Skipping all pictures, set down the lines of the listing from the first through the one with "(join2) at (623,716);".

>>>

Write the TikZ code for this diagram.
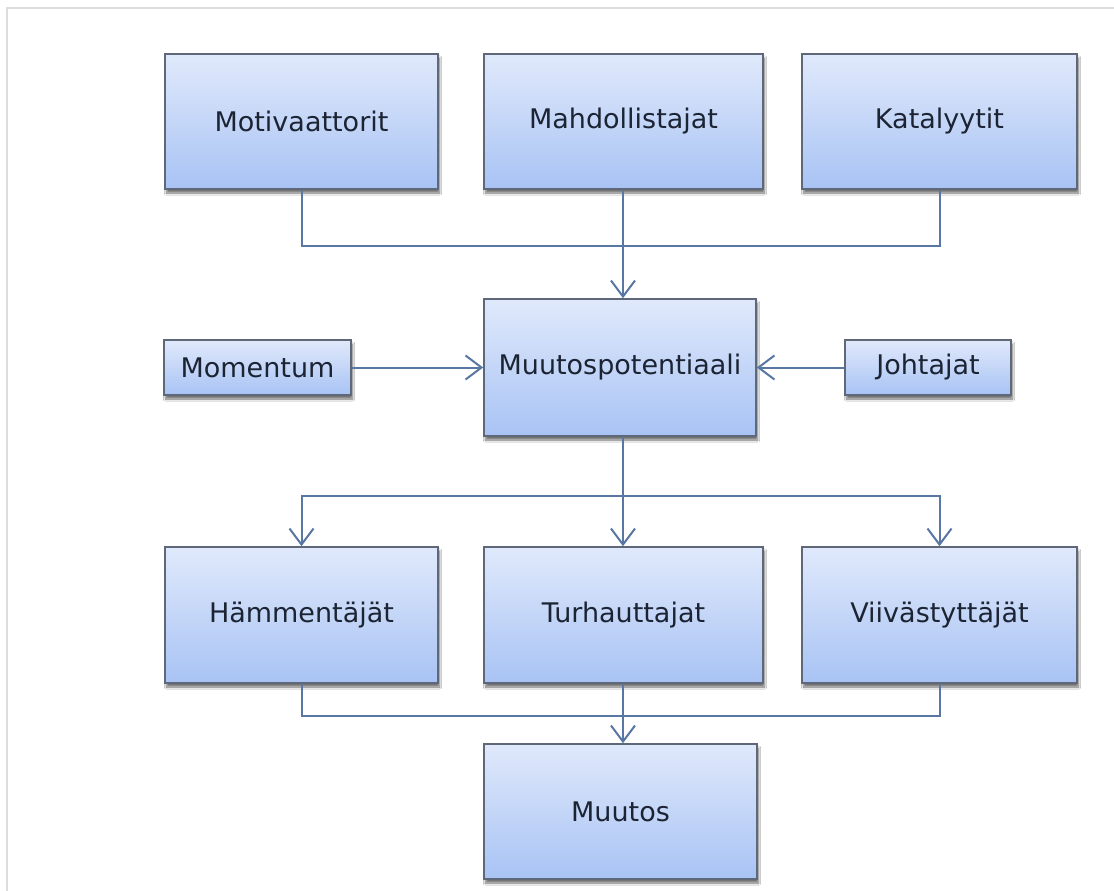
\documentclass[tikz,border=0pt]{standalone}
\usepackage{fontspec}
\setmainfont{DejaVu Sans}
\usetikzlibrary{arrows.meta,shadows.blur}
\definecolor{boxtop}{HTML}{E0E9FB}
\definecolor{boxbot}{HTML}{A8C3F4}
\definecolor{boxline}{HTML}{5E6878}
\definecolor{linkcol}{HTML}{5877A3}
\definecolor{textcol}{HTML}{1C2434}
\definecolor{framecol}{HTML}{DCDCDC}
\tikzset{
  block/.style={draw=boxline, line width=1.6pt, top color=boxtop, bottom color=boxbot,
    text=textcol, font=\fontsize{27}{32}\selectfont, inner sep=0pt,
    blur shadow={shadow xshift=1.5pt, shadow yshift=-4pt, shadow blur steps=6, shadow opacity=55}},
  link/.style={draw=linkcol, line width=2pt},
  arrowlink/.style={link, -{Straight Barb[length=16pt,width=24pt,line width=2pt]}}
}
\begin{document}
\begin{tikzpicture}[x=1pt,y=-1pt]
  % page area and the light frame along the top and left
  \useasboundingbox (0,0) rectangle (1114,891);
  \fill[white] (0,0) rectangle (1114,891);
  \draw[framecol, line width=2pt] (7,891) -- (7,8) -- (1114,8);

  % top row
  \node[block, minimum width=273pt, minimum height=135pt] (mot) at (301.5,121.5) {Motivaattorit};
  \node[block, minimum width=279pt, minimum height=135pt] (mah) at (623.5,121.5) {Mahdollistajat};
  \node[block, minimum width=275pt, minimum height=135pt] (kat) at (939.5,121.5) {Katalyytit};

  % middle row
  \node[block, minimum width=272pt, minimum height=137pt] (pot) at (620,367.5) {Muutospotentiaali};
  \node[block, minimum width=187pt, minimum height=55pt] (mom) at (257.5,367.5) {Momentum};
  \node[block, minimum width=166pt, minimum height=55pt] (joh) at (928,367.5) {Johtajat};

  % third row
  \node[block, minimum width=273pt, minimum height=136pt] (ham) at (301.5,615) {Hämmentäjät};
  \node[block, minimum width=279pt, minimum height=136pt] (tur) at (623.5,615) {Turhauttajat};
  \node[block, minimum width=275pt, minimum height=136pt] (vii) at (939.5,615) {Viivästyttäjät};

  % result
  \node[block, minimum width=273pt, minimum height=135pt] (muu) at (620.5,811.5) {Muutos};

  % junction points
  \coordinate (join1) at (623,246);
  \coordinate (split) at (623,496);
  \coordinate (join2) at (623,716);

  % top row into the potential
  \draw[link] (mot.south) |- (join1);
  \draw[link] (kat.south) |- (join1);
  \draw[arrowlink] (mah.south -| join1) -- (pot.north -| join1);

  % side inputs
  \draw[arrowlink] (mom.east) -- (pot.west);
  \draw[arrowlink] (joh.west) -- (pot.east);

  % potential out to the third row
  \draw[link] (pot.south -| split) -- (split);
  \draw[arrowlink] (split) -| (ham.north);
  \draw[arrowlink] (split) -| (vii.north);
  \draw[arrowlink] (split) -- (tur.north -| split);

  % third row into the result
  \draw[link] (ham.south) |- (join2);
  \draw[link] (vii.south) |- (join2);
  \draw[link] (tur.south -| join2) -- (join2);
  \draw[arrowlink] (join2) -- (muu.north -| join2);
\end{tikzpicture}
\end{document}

<<<

# Exercise output
Write the TikZ code for this diagram.
\documentclass[tikz,border=0pt]{standalone}
\usepackage{fontspec}
\setmainfont{DejaVu Sans}
\usetikzlibrary{arrows.meta,shadows.blur}
\definecolor{boxtop}{HTML}{E0E9FB}
\definecolor{boxbot}{HTML}{A8C3F4}
\definecolor{boxline}{HTML}{5E6878}
\definecolor{linkcol}{HTML}{5877A3}
\definecolor{textcol}{HTML}{1C2434}
\definecolor{framecol}{HTML}{DCDCDC}
\tikzset{
  block/.style={draw=boxline, line width=1.6pt, top color=boxtop, bottom color=boxbot,
    text=textcol, font=\fontsize{27}{32}\selectfont, inner sep=0pt,
    blur shadow={shadow xshift=1.5pt, shadow yshift=-4pt, shadow blur steps=6, shadow opacity=55}},
  link/.style={draw=linkcol, line width=2pt},
  arrowlink/.style={link, -{Straight Barb[length=16pt,width=24pt,line width=2pt]}}
}
\begin{document}
\begin{tikzpicture}[x=1pt,y=-1pt]
  % page area and the light frame along the top and left
  \useasboundingbox (0,0) rectangle (1114,891);
  \fill[white] (0,0) rectangle (1114,891);
  \draw[framecol, line width=2pt] (7,891) -- (7,8) -- (1114,8);

  % top row
  \node[block, minimum width=273pt, minimum height=135pt] (mot) at (301.5,121.5) {Motivaattorit};
  \node[block, minimum width=279pt, minimum height=135pt] (mah) at (623.5,121.5) {Mahdollistajat};
  \node[block, minimum width=275pt, minimum height=135pt] (kat) at (939.5,121.5) {Katalyytit};

  % middle row
  \node[block, minimum width=272pt, minimum height=137pt] (pot) at (620,367.5) {Muutospotentiaali};
  \node[block, minimum width=187pt, minimum height=55pt] (mom) at (257.5,367.5) {Momentum};
  \node[block, minimum width=166pt, minimum height=55pt] (joh) at (928,367.5) {Johtajat};

  % third row
  \node[block, minimum width=273pt, minimum height=136pt] (ham) at (301.5,615) {Hämmentäjät};
  \node[block, minimum width=279pt, minimum height=136pt] (tur) at (623.5,615) {Turhauttajat};
  \node[block, minimum width=275pt, minimum height=136pt] (vii) at (939.5,615) {Viivästyttäjät};

  % result
  \node[block, minimum width=273pt, minimum height=135pt] (muu) at (620.5,811.5) {Muutos};

  % junction points
  \coordinate (join1) at (623,246);
  \coordinate (split) at (623,496);
  \coordinate (join2) at (623,716);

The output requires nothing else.